◆ **Your task**
Using the data below, tally the lines that include the string "this". Only the number is wanted.

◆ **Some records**
☆ ☆ ☆ ☆ ☆

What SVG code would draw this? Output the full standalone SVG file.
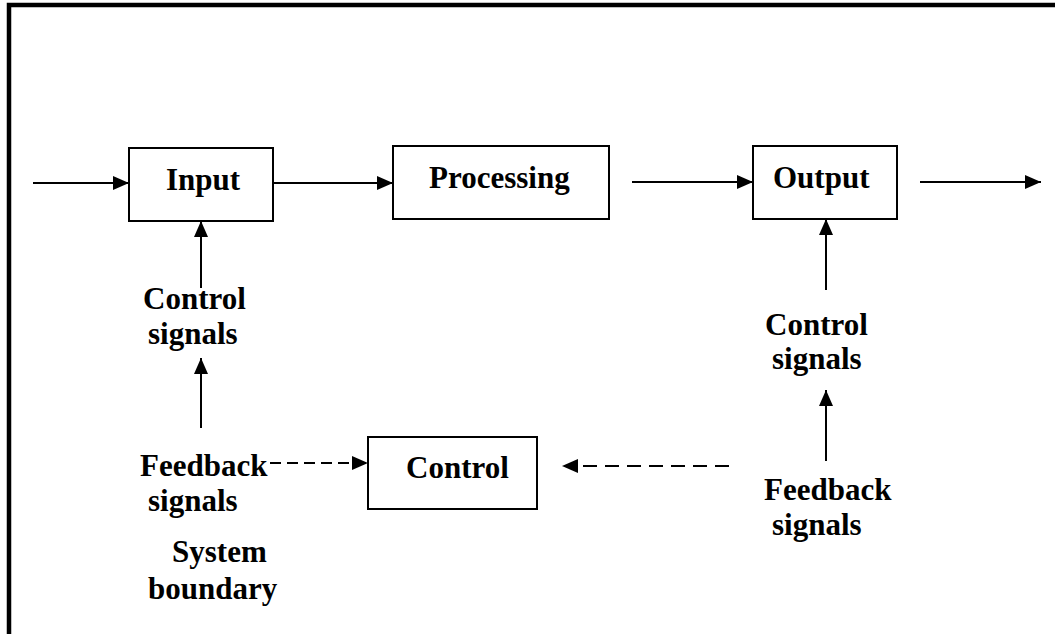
<svg xmlns="http://www.w3.org/2000/svg" width="1055" height="634" viewBox="0 0 1055 634">
  <style>
    .box { fill: #fff; stroke: #000; stroke-width: 2; }
    .lbl { font-family: "Liberation Serif", "Times New Roman", serif; font-weight: bold; font-size: 31px; fill: #000; }
    .wire { stroke: #000; stroke-width: 2; fill: none; }
    .dash { stroke: #000; stroke-width: 2; fill: none; }
  </style>
  <defs>
    <marker id="arrow" markerUnits="userSpaceOnUse" markerWidth="18" markerHeight="16" refX="16" refY="7" orient="auto">
      <path d="M0,0 L16,7 L0,14 Z" fill="#000"/>
    </marker>
  </defs>

  <rect width="1055" height="634" fill="#fff"/>

  <!-- system boundary frame (open on the right and bottom) -->
  <path id="boundary" d="M9,634 V5 H1055" fill="none" stroke="#000" stroke-width="4.5"/>

  <g id="node-input">
    <rect class="box" x="129" y="148" width="144" height="73"/>
    <text class="lbl" x="166" y="190">Input</text>
  </g>
  <g id="node-processing">
    <rect class="box" x="393" y="146" width="216" height="73"/>
    <text class="lbl" x="429" y="188">Processing</text>
  </g>
  <g id="node-output">
    <rect class="box" x="753" y="146" width="144" height="73"/>
    <text class="lbl" x="773" y="188">Output</text>
  </g>
  <g id="node-control">
    <rect class="box" x="368" y="437" width="169" height="72"/>
    <text class="lbl" x="406" y="478">Control</text>
  </g>

  <g id="labels">
    <text class="lbl" x="143" y="309">Control</text>
    <text class="lbl" x="148" y="344">signals</text>
    <text class="lbl" x="765" y="335">Control</text>
    <text class="lbl" x="772" y="369">signals</text>
    <text class="lbl" x="140" y="476">Feedback</text>
    <text class="lbl" x="148" y="511">signals</text>
    <text class="lbl" x="764" y="500">Feedback</text>
    <text class="lbl" x="772" y="535">signals</text>
    <text class="lbl" x="172" y="562">System</text>
    <text class="lbl" x="148" y="599">boundary</text>
  </g>

  <g id="connectors">
    <!-- main flow -->
    <line class="wire" x1="33" y1="183" x2="129" y2="183" marker-end="url(#arrow)"/>
    <line class="wire" x1="273" y1="183" x2="393" y2="183" marker-end="url(#arrow)"/>
    <line class="wire" x1="632" y1="182" x2="753" y2="182" marker-end="url(#arrow)"/>
    <line class="wire" x1="920" y1="182" x2="1041" y2="182" marker-end="url(#arrow)"/>
    <!-- control signals into input -->
    <line class="wire" x1="201" y1="288" x2="201" y2="221" marker-end="url(#arrow)"/>
    <line class="wire" x1="201" y1="428" x2="201" y2="358" marker-end="url(#arrow)"/>
    <!-- control signals into output -->
    <line class="wire" x1="826" y1="290" x2="826" y2="219" marker-end="url(#arrow)"/>
    <line class="wire" x1="826" y1="461" x2="826" y2="390" marker-end="url(#arrow)"/>
    <!-- feedback into control -->
    <line class="dash" x1="270" y1="463" x2="368" y2="463" stroke-dasharray="11 6" marker-end="url(#arrow)"/>
    <line class="dash" x1="729" y1="466" x2="583" y2="466" stroke-dasharray="14 8"/>
    <path d="M578,459 L562,466 L578,473 Z" fill="#000"/>
  </g>
</svg>
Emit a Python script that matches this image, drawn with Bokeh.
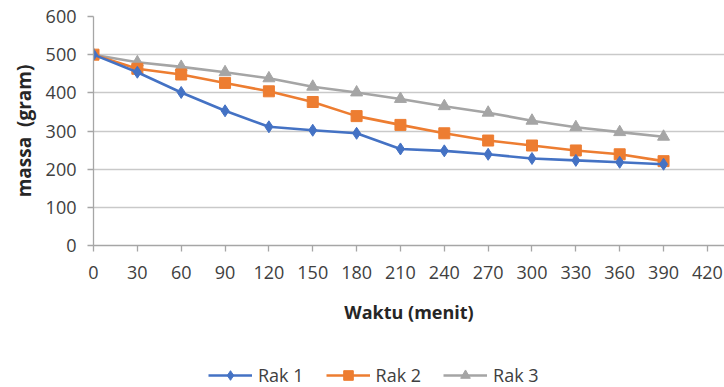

☆ ☆ ☆ ☆ ☆

◆ **Task response**
2